Lines containing "this" are to be counted. Report the count alone.

## MATERIAL PROVIDED
··········

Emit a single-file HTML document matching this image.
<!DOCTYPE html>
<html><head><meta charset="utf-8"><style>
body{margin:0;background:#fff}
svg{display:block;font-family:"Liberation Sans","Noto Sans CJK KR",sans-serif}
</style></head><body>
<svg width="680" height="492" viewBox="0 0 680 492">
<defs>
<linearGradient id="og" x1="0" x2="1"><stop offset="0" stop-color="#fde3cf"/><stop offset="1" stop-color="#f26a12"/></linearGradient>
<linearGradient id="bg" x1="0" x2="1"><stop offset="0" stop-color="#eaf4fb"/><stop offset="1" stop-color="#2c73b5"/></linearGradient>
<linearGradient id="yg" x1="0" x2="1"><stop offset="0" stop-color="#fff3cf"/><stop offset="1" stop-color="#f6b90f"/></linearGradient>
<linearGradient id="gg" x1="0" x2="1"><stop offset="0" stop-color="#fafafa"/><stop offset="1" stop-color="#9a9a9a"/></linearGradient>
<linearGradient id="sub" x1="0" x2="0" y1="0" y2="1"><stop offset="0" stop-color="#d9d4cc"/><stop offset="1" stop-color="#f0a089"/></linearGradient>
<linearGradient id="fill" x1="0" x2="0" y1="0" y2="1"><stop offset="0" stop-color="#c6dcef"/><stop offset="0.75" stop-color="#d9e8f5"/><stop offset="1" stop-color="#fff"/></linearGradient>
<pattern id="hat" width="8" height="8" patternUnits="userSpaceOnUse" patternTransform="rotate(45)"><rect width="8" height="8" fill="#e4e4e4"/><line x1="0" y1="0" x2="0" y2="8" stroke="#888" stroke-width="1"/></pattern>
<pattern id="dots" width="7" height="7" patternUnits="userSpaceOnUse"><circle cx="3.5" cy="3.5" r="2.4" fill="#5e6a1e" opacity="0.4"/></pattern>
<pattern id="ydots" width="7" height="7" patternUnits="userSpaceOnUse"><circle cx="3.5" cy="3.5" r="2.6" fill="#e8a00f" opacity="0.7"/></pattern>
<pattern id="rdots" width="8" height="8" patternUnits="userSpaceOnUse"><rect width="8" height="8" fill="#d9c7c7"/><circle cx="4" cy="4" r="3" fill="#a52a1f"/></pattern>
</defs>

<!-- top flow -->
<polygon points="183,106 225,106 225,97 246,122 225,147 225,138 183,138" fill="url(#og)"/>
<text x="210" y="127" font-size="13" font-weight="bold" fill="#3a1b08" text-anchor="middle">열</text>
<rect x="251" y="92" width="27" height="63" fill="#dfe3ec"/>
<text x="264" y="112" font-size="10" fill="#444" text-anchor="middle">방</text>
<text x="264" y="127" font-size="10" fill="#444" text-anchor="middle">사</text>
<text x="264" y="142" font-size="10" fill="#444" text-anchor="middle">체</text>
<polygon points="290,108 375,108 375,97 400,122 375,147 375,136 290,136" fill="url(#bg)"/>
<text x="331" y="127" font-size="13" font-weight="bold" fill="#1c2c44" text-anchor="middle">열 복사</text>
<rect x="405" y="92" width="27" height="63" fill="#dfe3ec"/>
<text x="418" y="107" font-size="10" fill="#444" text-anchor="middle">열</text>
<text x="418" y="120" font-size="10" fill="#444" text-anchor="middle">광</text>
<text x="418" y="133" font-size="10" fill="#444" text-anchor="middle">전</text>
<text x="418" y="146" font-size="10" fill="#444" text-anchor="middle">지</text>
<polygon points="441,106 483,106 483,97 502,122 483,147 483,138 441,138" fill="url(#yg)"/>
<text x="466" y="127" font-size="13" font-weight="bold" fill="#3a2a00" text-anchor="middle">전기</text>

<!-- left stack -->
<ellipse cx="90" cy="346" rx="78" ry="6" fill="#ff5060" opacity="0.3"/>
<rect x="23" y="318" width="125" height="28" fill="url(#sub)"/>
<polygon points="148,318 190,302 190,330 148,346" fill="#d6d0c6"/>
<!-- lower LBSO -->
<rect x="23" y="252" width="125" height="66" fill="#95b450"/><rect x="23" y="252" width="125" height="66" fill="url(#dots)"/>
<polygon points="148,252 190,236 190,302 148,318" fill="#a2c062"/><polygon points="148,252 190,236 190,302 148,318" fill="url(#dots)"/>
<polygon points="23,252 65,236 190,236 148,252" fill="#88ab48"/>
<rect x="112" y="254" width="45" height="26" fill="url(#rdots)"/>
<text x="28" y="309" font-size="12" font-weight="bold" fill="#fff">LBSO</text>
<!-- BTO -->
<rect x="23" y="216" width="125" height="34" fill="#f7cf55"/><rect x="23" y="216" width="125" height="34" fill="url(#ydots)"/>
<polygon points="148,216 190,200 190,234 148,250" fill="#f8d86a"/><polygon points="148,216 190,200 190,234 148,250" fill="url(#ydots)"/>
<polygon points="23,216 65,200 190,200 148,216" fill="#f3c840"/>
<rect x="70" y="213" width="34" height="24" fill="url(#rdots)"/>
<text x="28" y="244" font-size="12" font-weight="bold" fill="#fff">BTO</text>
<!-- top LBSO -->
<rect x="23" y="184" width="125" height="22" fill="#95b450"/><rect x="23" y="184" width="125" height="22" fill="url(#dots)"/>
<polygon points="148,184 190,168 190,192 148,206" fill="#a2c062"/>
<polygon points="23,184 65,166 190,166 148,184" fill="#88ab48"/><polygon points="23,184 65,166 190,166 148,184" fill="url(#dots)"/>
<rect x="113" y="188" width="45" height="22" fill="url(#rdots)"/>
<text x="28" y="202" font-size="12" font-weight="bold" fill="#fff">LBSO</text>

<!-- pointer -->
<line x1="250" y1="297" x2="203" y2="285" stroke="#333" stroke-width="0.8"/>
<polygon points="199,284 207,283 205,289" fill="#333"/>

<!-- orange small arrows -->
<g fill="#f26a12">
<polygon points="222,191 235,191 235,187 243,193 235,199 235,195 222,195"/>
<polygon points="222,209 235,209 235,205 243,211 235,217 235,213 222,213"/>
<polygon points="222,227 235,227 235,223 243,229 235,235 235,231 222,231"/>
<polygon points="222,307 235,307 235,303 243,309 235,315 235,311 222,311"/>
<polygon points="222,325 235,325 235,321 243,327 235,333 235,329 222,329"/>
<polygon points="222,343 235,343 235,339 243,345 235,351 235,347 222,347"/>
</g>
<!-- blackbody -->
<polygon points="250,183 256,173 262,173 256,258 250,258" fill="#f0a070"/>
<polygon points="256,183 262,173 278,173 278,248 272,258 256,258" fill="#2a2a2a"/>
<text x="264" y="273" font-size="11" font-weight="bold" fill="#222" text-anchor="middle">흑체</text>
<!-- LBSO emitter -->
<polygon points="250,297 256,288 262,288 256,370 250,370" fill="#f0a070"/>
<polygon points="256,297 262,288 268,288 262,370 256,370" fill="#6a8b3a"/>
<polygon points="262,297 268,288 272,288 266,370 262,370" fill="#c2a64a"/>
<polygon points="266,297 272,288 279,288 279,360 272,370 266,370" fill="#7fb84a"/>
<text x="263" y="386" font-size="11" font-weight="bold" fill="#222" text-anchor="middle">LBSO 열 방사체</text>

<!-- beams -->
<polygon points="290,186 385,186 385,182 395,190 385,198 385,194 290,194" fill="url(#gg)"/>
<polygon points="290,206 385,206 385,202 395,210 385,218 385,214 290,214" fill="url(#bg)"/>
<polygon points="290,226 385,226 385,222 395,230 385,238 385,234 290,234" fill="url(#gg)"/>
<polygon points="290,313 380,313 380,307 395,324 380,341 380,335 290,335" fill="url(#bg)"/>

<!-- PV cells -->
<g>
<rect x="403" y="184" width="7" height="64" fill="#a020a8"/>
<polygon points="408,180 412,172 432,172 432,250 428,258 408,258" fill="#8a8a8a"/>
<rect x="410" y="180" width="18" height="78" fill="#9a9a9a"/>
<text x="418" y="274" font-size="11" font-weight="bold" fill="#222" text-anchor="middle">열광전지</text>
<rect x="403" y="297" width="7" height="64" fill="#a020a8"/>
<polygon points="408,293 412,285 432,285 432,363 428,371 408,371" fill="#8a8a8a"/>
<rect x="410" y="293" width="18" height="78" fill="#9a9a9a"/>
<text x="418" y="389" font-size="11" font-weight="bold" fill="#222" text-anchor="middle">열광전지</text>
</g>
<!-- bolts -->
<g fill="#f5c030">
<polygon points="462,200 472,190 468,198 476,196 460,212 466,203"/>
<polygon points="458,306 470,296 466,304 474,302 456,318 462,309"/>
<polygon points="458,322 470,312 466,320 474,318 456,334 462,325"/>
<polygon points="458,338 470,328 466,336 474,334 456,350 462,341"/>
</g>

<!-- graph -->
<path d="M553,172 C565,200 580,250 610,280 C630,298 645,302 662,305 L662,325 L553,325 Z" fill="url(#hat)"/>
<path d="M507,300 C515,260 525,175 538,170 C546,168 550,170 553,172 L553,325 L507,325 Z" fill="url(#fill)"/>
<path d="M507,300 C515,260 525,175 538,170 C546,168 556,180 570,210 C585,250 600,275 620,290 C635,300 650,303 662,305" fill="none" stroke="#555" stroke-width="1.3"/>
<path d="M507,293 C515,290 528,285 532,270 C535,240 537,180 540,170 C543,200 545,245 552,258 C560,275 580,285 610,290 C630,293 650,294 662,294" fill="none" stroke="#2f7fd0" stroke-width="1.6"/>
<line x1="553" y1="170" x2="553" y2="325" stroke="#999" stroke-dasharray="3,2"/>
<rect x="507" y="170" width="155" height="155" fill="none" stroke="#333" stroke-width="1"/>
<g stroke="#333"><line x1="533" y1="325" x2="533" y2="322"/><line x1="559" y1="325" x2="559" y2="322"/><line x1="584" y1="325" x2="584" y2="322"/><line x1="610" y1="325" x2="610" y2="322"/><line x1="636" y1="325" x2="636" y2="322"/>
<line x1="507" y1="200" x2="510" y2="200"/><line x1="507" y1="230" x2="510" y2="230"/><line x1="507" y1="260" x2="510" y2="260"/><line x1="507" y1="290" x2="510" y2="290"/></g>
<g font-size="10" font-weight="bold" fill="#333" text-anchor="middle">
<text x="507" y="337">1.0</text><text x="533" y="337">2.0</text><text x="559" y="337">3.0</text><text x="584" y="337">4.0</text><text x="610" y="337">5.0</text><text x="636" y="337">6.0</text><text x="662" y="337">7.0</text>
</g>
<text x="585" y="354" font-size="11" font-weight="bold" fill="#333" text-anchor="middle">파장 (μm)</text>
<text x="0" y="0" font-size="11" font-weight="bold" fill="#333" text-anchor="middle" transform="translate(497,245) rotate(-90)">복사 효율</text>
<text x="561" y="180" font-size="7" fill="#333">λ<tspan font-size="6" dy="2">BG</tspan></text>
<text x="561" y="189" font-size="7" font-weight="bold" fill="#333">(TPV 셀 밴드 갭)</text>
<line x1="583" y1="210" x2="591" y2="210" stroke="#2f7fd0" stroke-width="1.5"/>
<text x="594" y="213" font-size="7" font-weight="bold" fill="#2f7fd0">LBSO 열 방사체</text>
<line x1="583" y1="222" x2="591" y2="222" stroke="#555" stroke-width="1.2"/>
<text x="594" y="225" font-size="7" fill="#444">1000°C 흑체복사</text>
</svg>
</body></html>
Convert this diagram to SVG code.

··········

## RESULT
2